Allerdings müsse man bei der technischen Ausrüstung für die Drohnenabwehr jetzt „Gas geben“ und schneller werden bei der Beschaffung von Verteidigungsmitteln. Das sei auch kein Hexenwerk. Möglich sei nicht nur der Abschuss, sondern auch eine elektronische Störung, dass diese unbemannten Flugkörper von allein vom Himmel fallen. Solche Geräte produziere auch Deutschland. Gefragt, was er denn unter der „kraftvollen Antwort“ verstehe, die er am Rande der UN-Vollversammlung Russland zu geben angekündigt hatte, blieb Wadepuhl vage. Man habe ja das Fünf-Prozent-Ziel bei den Verteidigungsausgaben beschlossen, außerdem werde eine deutsche Brigade in Litauen stationiert. „Wir stehen an der Ostflanke. Das ist eine starke Aussage von Deutschland“, meinte Wadepuhl.

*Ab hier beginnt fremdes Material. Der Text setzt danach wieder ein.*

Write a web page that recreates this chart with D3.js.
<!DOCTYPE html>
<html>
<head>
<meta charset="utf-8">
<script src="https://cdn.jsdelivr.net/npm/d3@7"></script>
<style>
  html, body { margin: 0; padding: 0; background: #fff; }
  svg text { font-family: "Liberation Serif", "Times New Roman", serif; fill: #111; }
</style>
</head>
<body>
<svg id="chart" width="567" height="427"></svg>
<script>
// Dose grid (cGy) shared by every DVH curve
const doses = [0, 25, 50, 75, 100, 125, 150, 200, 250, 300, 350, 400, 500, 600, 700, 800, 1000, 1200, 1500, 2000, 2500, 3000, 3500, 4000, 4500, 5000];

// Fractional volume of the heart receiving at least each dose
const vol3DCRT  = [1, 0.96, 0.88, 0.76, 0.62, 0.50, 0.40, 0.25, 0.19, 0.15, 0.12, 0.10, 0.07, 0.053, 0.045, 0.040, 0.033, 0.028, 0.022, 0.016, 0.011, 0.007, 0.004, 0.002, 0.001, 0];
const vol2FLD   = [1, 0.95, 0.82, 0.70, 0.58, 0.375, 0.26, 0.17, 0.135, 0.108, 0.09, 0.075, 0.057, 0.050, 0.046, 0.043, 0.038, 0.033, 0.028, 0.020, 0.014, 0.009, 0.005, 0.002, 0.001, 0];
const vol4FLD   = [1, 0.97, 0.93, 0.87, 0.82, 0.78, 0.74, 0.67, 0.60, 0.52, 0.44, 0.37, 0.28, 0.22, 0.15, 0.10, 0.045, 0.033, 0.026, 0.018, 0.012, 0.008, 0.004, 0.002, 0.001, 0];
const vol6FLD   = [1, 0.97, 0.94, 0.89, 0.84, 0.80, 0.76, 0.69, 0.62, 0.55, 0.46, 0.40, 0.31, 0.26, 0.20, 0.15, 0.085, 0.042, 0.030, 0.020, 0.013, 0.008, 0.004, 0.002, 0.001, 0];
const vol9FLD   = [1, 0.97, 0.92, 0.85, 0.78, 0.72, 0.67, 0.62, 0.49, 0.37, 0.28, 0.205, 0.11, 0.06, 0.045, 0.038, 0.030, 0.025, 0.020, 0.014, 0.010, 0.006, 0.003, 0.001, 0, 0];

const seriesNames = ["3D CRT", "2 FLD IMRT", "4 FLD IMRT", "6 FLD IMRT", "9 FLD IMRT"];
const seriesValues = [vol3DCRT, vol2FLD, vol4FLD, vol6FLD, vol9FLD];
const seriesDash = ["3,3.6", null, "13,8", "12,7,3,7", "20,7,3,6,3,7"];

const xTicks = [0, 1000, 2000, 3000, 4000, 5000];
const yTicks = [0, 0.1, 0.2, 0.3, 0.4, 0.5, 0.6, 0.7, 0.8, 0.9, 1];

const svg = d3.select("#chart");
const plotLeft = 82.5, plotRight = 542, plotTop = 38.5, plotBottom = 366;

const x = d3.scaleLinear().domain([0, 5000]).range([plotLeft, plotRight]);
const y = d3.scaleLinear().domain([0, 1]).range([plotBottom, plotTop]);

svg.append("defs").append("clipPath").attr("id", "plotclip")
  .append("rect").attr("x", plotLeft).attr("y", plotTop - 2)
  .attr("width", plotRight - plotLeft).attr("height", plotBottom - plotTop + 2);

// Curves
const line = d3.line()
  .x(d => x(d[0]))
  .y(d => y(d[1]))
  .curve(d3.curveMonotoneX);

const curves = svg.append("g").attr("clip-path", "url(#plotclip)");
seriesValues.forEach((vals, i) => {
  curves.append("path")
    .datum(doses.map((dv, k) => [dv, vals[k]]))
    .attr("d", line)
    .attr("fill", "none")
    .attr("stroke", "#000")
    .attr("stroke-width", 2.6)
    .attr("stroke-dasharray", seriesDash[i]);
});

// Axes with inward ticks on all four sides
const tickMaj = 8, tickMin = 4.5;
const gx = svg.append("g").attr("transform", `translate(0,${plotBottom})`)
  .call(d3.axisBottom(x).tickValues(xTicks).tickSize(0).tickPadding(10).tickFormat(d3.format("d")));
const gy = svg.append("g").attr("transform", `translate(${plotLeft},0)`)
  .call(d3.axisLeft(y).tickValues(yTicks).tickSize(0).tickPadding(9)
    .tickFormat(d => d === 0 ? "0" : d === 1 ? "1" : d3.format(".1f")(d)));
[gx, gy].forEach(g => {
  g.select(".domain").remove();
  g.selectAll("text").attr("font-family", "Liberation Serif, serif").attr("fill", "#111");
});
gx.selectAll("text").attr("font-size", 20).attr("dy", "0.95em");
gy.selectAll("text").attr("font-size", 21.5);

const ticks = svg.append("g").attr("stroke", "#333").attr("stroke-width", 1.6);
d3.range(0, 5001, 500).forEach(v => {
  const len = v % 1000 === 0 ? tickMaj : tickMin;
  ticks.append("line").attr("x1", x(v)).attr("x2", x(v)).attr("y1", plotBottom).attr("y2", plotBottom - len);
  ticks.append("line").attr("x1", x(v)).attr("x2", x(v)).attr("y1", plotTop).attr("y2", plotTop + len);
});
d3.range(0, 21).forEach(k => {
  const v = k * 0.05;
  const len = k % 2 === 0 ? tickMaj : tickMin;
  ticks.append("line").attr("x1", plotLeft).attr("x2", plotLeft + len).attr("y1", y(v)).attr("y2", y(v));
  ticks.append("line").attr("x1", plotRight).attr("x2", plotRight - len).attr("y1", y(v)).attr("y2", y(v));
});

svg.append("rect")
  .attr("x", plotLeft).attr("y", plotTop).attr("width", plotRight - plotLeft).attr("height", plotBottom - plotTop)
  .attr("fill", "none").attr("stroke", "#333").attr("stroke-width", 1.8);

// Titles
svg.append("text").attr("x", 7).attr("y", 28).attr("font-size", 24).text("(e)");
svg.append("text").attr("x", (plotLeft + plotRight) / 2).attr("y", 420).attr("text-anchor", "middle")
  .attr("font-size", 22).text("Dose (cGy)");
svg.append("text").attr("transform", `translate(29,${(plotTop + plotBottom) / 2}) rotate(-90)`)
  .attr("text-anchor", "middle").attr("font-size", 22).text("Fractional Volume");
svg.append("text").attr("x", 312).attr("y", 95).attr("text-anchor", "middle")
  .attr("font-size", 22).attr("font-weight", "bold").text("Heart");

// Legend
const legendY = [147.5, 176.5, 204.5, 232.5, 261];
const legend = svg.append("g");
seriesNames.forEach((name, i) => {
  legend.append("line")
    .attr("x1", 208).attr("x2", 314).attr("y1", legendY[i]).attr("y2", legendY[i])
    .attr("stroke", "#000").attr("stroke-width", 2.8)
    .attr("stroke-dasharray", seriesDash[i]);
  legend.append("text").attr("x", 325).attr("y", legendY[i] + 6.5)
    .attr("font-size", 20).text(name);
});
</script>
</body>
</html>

„In 10 Tagen zu 60 Prozent vernichtet“

Diese Aussage ist vom Studiogast Christoph von Marschall, Verteidigungsexperte und Korrespondent des „Tagesspiegels“ dann aber zugleich zerpflückt worden. Er habe ein Sabbatical in den USA gemacht und sich dort mit sogenannten War Games beschäftigt, die detailliert den Verlauf militärischer Konflikte vorhersagen können. Wenn da in Litauen die deutsche Brigade stehe gemeinsam mit 18.000 litauischen Soldaten, dann bräuchten laut dieser Planspiele mehrere Hunderttausend russische Soldaten – die nach einem Ende des Ukraine-Krieges verfügbar wären – exakt zehn Tage um die dortige Bundeswehreinheit und die litauische Armee zu 60 Prozent zu vernichten.

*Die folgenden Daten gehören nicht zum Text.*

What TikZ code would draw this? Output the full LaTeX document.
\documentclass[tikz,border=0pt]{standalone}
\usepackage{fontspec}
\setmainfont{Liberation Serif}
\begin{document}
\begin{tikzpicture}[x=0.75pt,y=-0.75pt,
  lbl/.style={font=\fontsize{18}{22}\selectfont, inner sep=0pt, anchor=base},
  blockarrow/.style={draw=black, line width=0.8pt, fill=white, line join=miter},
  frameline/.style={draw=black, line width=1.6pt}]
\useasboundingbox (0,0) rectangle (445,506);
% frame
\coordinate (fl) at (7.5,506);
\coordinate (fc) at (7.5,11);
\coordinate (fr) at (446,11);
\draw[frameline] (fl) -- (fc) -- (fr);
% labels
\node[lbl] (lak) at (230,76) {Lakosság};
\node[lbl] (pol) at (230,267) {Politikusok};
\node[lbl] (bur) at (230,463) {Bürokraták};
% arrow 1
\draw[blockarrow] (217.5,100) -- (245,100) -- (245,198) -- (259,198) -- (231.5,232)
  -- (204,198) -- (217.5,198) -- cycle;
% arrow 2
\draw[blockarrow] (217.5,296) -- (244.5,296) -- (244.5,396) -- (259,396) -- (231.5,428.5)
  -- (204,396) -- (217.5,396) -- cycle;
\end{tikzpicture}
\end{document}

Von Marschall sieht deshalb nur in einer entschiedenen Ausrüstung mit Luftabwehr eine Chance für Litauen: Die bräuchten mindestens zehn Patriot-Abwehr-Batterien, allerdings seien die auf dem Markt gar nicht verfügbar. Man müsse die USA davon überzeugen, eigene Patriots abzugeben oder die Erlaubnis erhalten, sie in Europa in Lizenz produzieren dürfen. Man brauche ein schnelles und entschlossenes Handeln, und das müsse man den Bürgern auch sagen und erklären. Dafür gab es Applaus im Studio. Von Marschall ist im übrigen der Ansicht, dass die Nato sich mit Russland schon einer Art von „unerklärtem Krieg“ befinde, auch wenn es noch „kein Schießkrieg“ sei.

Hoffnung für Gaza?

Den Krieg im Gaza zu beenden – das soll nach dem Wunsch der Studiorunde vielleicht in dieser Woche noch klappen. Alle Hoffnung liegt auf dem Gaza-Plan von Trump. Dass die Geiseln frei kommen, dass die humanitäre Hilfe fließt, Sicherheitskräfte aus muslimischen Ländern in den Gaza kommen und die Hamas entwaffnet wird: das ist auch der Wunsch von Wadepuhl, er sieht eine Chance für eine Vereinbarung. Wenn das erreicht werde, dann könne auch über den Staatsgründungsprozess für die Palästinenser verhandelt werden. Der Ansicht von Christoph von Marschall, dass Deutschland im Nahen Osten gar keine politische Rolle mehr spiele, widersprach Wadepuhl. Laufend riefen ihn arabische Minister an mit der Bitte, auf Israel Einfluss zu nehmen. Es habe ihn überrascht, dass muslimische Länder erstmals im Gaza Verantwortung übernehmen wollten. So wolle Indonesien 20.000 Soldaten schicken, dass sei eine große Menge. Auch Pakistan sei zur Entsendung bereit.

Je nach dem, wie die Woche verläuft, wird auch die von der EU-Kommision vorgeschlagene Sanktionsliste gegen Israel diskutiert werden, bei einer Einigung über Gaza könnten sie obsolet werden, falls nicht, bleiben sie auf der Agenda. Deutschland müsse sich da positionieren, meinte die Politikwissenschaftlerin Daniela Schwarz (Bertelsmann-Stiftung), es könne als wichtigster außenpolitischer Akteur in Europa sich da ein „Nicht-Verhalten“ nicht leisten und auf die Bundesregierung werde eine „schwierige Entscheidung“ zu kommen. „Das Gute an den EU-Sanktionen ist, dass sie sehr gezielt sind auf einzelne Personen und nicht die Israelis insgesamt bestrafen“ Dass ermögliche es Deutschland, die Solidarität mit Israel zu erhalten und gegebenenfalls dennoch für Sanktionen zu sein.